The U.N. Security Council seems poised to come to an agreement on weapons inspections in Iraq that the Bush administration is willing to accept.

That should rule out war, yet war is still possible -- even probable -- because Saddam Hussein has previously thrown away opportunities to avoid disaster, and he will probably do so again.

He may, for example, have misinterpreted the prolonged Security Council debate, seeing it as evidence of a lack of determination on the part of the Bush administration, instead of what it was: an obligatory pause before the U.S. elections, during which the French and Russians enjoyed the illusion of Great Power equality by resisting the United States.

Advertisement

War will be avoided only in the unlikely event that Hussein allows inspectors to operate freely.

But one thing is certain: If there is a war, it will not resemble the Gulf War of 1991.

There will be no ponderous accumulation of forces over many months. There is no intention of fighting set-piece battles to reach Baghdad step by step. A large army, with about half a million troops as in 1991, would of course require the use of Saudi entry ports and military bases, which the Saudi rulers keep saying they will not offer and which the U.S. no longer even seeks to use.

Last time, the very purpose of the buildup was to defend Saudi Arabia as well as to expel the Iraqis from Kuwait. This time a war would be fought in the full knowledge that it might undermine the Saudi ruling family, once viewed by President Bush senior as the guarantor of stability but now considered by his son as the financier of Islamist extremism all over the world.

What has changed since 1991 is the envisaged role of air power. Instead of merely preparing the battlefield for an essentially conventional war, it is to be the decisive instrument of victory, not alone but in combination with agile ground forces of two kinds.

One would be conventional, with tanks, armored combat carriers and self-propelled artillery, just as in 1991. But it would be a much smaller force, with two or at most three divisions and a British brigade, about 60,000 combat troops in all. Their mission would be to drive straight up the road from Kuwait to Baghdad, destroying any blocking forces in their path.

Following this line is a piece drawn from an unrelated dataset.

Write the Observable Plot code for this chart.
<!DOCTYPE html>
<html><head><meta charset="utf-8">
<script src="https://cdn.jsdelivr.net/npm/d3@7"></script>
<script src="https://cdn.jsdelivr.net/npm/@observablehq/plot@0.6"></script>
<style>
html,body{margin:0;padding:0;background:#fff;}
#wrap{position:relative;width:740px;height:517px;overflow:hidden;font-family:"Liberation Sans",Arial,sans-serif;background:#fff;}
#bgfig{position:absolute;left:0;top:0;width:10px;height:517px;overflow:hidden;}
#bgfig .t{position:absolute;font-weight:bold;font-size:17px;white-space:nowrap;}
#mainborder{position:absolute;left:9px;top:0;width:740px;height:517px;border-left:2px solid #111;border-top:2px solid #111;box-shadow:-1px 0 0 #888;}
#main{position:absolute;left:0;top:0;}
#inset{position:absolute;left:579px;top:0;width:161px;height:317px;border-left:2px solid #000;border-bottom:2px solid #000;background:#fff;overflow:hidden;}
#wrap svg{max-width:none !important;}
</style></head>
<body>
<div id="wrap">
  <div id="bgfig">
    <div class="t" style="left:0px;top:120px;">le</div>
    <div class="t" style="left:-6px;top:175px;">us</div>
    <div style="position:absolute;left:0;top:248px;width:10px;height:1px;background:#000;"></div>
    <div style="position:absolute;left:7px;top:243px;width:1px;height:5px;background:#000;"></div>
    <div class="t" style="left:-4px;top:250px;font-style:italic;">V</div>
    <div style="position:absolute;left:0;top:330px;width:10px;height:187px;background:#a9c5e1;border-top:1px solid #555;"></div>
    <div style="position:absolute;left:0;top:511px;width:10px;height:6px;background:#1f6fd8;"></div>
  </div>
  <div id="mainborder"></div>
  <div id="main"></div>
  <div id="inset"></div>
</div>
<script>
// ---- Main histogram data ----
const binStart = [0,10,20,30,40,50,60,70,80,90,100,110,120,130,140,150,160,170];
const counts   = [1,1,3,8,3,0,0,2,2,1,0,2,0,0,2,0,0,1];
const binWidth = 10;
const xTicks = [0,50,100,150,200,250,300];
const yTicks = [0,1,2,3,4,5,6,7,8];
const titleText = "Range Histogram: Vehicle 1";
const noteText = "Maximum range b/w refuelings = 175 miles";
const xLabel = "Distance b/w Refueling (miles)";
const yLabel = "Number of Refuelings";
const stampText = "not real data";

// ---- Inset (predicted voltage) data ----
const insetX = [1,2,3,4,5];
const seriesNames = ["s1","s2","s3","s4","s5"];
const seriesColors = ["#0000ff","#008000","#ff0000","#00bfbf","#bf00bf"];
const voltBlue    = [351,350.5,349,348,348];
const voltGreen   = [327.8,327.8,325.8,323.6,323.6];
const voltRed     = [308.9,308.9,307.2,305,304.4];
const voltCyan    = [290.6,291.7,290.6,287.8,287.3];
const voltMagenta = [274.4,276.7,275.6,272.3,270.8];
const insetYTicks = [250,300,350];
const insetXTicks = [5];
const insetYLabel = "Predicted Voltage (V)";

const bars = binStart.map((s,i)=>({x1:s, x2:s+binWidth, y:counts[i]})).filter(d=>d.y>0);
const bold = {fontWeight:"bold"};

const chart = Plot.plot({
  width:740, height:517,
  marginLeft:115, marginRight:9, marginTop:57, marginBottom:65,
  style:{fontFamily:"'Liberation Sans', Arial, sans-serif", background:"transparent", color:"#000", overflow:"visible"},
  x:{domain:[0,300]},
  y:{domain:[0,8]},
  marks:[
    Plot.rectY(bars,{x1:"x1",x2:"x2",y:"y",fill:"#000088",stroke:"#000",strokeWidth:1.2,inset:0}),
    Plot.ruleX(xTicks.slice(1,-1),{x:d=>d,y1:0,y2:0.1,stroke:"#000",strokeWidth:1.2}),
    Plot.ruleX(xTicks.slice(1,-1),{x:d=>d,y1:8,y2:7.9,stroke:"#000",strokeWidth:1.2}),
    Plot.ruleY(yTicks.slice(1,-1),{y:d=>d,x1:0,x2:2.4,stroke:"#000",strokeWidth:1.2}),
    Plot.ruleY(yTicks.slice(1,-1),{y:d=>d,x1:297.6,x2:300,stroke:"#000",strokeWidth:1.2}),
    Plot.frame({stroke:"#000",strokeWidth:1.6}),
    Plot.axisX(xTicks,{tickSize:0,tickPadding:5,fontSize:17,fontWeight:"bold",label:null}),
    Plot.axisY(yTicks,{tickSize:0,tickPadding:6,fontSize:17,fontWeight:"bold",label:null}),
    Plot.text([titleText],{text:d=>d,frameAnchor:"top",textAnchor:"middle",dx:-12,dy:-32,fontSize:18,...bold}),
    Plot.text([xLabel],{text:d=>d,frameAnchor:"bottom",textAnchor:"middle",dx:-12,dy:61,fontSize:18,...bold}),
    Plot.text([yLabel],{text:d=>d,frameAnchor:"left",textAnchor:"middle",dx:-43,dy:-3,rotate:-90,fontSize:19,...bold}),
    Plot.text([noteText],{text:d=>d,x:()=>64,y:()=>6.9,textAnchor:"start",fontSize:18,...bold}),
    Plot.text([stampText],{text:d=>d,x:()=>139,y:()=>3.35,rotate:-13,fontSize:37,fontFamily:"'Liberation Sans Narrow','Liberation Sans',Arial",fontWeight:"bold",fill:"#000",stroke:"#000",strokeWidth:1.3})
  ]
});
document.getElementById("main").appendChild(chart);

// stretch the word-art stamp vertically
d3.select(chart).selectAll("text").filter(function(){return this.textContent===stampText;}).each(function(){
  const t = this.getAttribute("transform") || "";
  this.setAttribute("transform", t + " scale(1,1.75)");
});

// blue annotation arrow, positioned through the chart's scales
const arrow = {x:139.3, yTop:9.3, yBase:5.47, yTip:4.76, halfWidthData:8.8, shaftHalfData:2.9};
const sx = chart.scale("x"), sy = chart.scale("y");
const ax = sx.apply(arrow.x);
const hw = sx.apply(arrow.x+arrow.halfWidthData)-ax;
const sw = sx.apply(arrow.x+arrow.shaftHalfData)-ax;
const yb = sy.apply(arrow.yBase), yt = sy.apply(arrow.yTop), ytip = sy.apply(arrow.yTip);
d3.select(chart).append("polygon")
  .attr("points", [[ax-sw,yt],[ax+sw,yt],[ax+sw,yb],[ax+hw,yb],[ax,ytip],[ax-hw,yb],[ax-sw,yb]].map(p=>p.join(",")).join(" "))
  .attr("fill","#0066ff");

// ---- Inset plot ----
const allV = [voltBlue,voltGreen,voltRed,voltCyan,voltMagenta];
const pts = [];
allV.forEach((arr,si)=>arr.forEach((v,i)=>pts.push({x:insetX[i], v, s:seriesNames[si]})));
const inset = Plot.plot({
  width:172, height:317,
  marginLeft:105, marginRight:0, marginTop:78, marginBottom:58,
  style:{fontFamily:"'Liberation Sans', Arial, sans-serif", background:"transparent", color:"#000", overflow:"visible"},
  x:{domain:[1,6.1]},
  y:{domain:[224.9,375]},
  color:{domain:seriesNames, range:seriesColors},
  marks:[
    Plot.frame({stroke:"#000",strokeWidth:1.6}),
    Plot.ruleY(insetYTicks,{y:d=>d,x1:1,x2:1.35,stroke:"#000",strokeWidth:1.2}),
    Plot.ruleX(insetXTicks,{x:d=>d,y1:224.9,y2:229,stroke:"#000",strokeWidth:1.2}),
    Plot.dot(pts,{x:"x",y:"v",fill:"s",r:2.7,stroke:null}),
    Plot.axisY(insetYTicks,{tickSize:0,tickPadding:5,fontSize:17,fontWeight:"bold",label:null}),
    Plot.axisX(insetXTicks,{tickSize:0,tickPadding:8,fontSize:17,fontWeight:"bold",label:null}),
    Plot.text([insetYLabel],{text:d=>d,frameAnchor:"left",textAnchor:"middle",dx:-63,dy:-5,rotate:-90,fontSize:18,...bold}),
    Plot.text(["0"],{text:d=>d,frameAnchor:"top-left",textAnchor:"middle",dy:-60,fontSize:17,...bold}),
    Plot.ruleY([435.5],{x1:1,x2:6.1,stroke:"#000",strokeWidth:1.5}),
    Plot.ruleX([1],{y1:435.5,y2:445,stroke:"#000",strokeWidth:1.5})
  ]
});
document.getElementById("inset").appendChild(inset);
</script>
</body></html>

No serious analyst takes seriously Hussein’s threat of defending the Iraqi capital street by street and house by house. For one thing, there are now at least 1.5 million Kurds and Turkomans and well over 1 million Shiites in Baghdad, many of whom have lost family members to Hussein’s bloody campaigns of repression. The Sunni Arabs too have suffered under a most brutal regime.

Advertisement

Once U.S. and British forces arrive on the edge of the city, the people of Baghdad are far more likely to turn against their oppressors than to fight the troops who would free them at last. The most likely scenario would be an explosive uprising, with man-hunts for Baath Party activists and secret police and mobs converging on the palaces and headquarters of the regime to besiege Hussein’s beleaguered palace guards, clansmen and inner-core security units.

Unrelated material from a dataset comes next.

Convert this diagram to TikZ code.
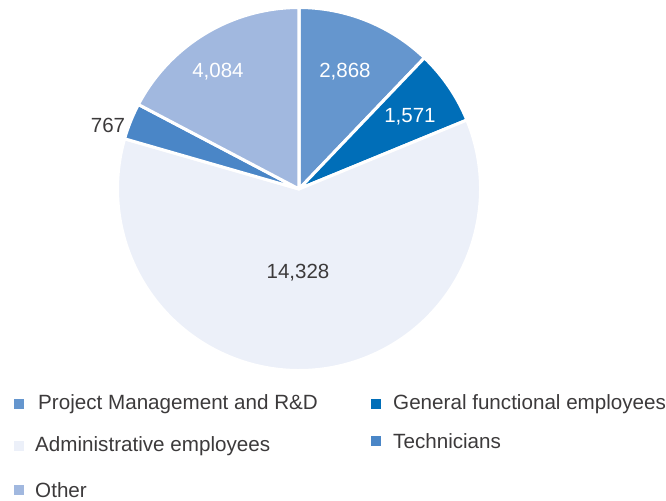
\documentclass[tikz,border=0pt]{standalone}
\usepackage{fontspec}
\setmainfont{Liberation Sans}
\usetikzlibrary{calc}

\definecolor{projblue}{HTML}{6596CE}
\definecolor{genblue}{HTML}{006EB8}
\definecolor{admblue}{HTML}{ECF0F9}
\definecolor{techblue}{HTML}{4A86C7}
\definecolor{othblue}{HTML}{A1B8DF}
\definecolor{txtgray}{HTML}{3C3A3B}

\tikzset{
  slicelab/.style={font=\fontsize{17.5}{20}\selectfont},
  legbox/.style={minimum size=8.5pt, inner sep=0pt},
  legtext/.style={anchor=west, inner sep=0pt, text=txtgray, font=\fontsize{17.6}{20}\selectfont}
}

\begin{document}
\begin{tikzpicture}[x=0.03cm,y=0.03cm]
\useasboundingbox (0,0) rectangle (666,501);
\coordinate (o) at (299,312);
\def\r{181.5}
\def\startang{90}
% total 23618, scaled down by 10 to stay in range
\foreach \n/\v/\c in {proj/2868/projblue, gen/1571/genblue, adm/14328/admblue, tech/767/techblue, oth/4084/othblue} {
  \pgfmathsetmacro{\endang}{\startang - \v/2361.8*36}
  \filldraw[fill=\c, draw=white, line width=2.6pt, line join=round]
    (o) -- ++(\startang:\r) arc[start angle=\startang, end angle=\endang, radius=\r] -- cycle;
  \xdef\startang{\endang}
}
% values
\node[slicelab, text=white] (v_proj) at (345,429) {2,868};
\node[slicelab, text=white] (v_gen) at (410,384) {1,571};
\node[slicelab, text=txtgray] (v_adm) at (298,228) {14,328};
\node[slicelab, text=txtgray] (v_tech) at (108,376) {767};
\node[slicelab, text=white] (v_oth) at (218,429) {4,084};
% legend
\node[legbox, fill=projblue] (k_proj) at (19,97) {};
\node[legtext] (t_proj) at (38,97) {Project Management and R\&D};
\node[legbox, fill=genblue] (k_gen) at (376,97) {};
\node[legtext] (t_gen) at (393,97) {General functional employees};
\node[legbox, fill=admblue] (k_adm) at (19,55) {};
\node[legtext] (t_adm) at (35,55) {Administrative employees};
\node[legbox, fill=techblue] (k_tech) at (376,60) {};
\node[legtext] (t_tech) at (393,60) {Technicians};
\node[legbox, fill=othblue] (k_oth) at (19,11) {};
\node[legtext] (t_oth) at (35,11) {Other};
\end{tikzpicture}
\end{document}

The second U.S.-British force would be needed to patrol and secure urban areas. For that and to ensure against the unlikely event of serious combat on the edges of Baghdad, as many as 25,000 troops would be airlifted into the desert to the west of the city, ready to converge with the armored columns driving up from the south. Both forces, along with their operational headquarters and land-based air support, would operate from bases that are definitely available and indeed already in use in Kuwait, Bahrain, Qatar, the United Arab Emirates, Oman and the island of Diego Garcia.

The key, of course, is the advance of air power since 1991. Then, only a fraction of the combat aircraft involved -- fewer than 150 out of 2,000 -- could routinely deliver precision weapons. Today, all are equipped for precision bombardment and should thus be able to destroy seven times as many targets each day and night with a much smaller force of land-based and sea-based fighter-bombers as well as a few B-2 bombers flying from Diego Garcia.

There are many reasons for opposing a war against Hussein. But the notion that it would be reckless and full of military risks is not supported by the evidence.

No war is easy and no war is exempt from uncertainty, but a swift victory is the much more likely outcome, leaving the U.S. and the world with the new problems of a post-Hussein Iraq.